When I was in college, Sarah Weddington, the lawyer who argued Roe versus Wade to the Supreme Court when she was in her 20’s, visited my college. She gave a talk about dreaming big, and I remember thinking that this was an important lesson. Her message was that someone has to do the big things, so it might as well be you—if you want it to be. This felt like such a powerful message to me.
But I grew up and forgot it.
As I thought about my son’s big dreams tonight though, I remembered my own. My husband and I want to start our own independent publishing company. In our family, my husband is the real writer, and reading his writing makes me feel like I’m just wasting words. He’s really talented.
I think we could do it. I think his writing could help us get our publishing company going, and I so have my own dream of writing a children’s book about chickens.
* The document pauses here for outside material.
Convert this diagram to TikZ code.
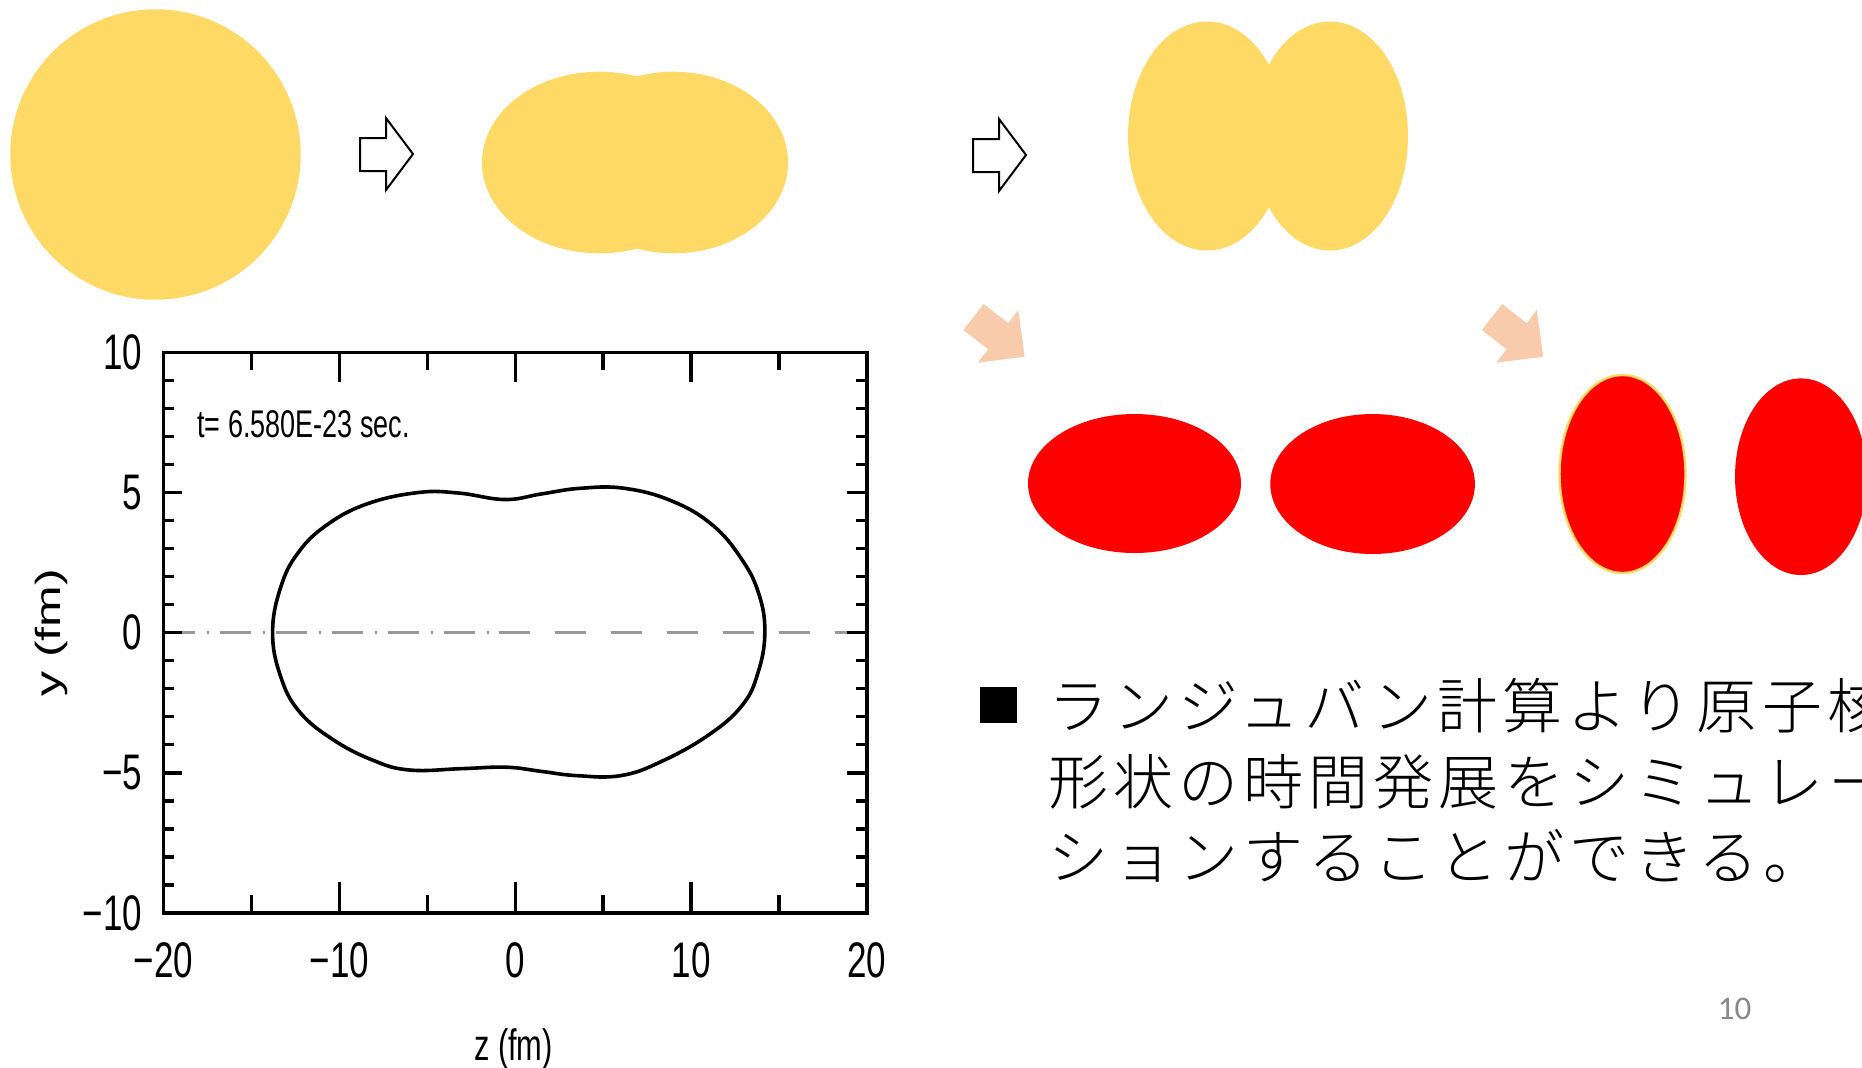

Many days, however, this feels like a fantasy, but, as I write this post, I remember that talk from college and I think my son’s ability to imagine so much greatness. He really does do everything with gusto, and if it doesn’t quite work out, he’s at least had a really good day.

So, tonight, as I finally get to my blog post for the week, I write it in honor of the most beautiful 7-year-old boy in the world to me. He has taught me to love bigger, think bigger, and, now, maybe tonight, to dream bigger. I hope, if you read this, you will dream bigger, too!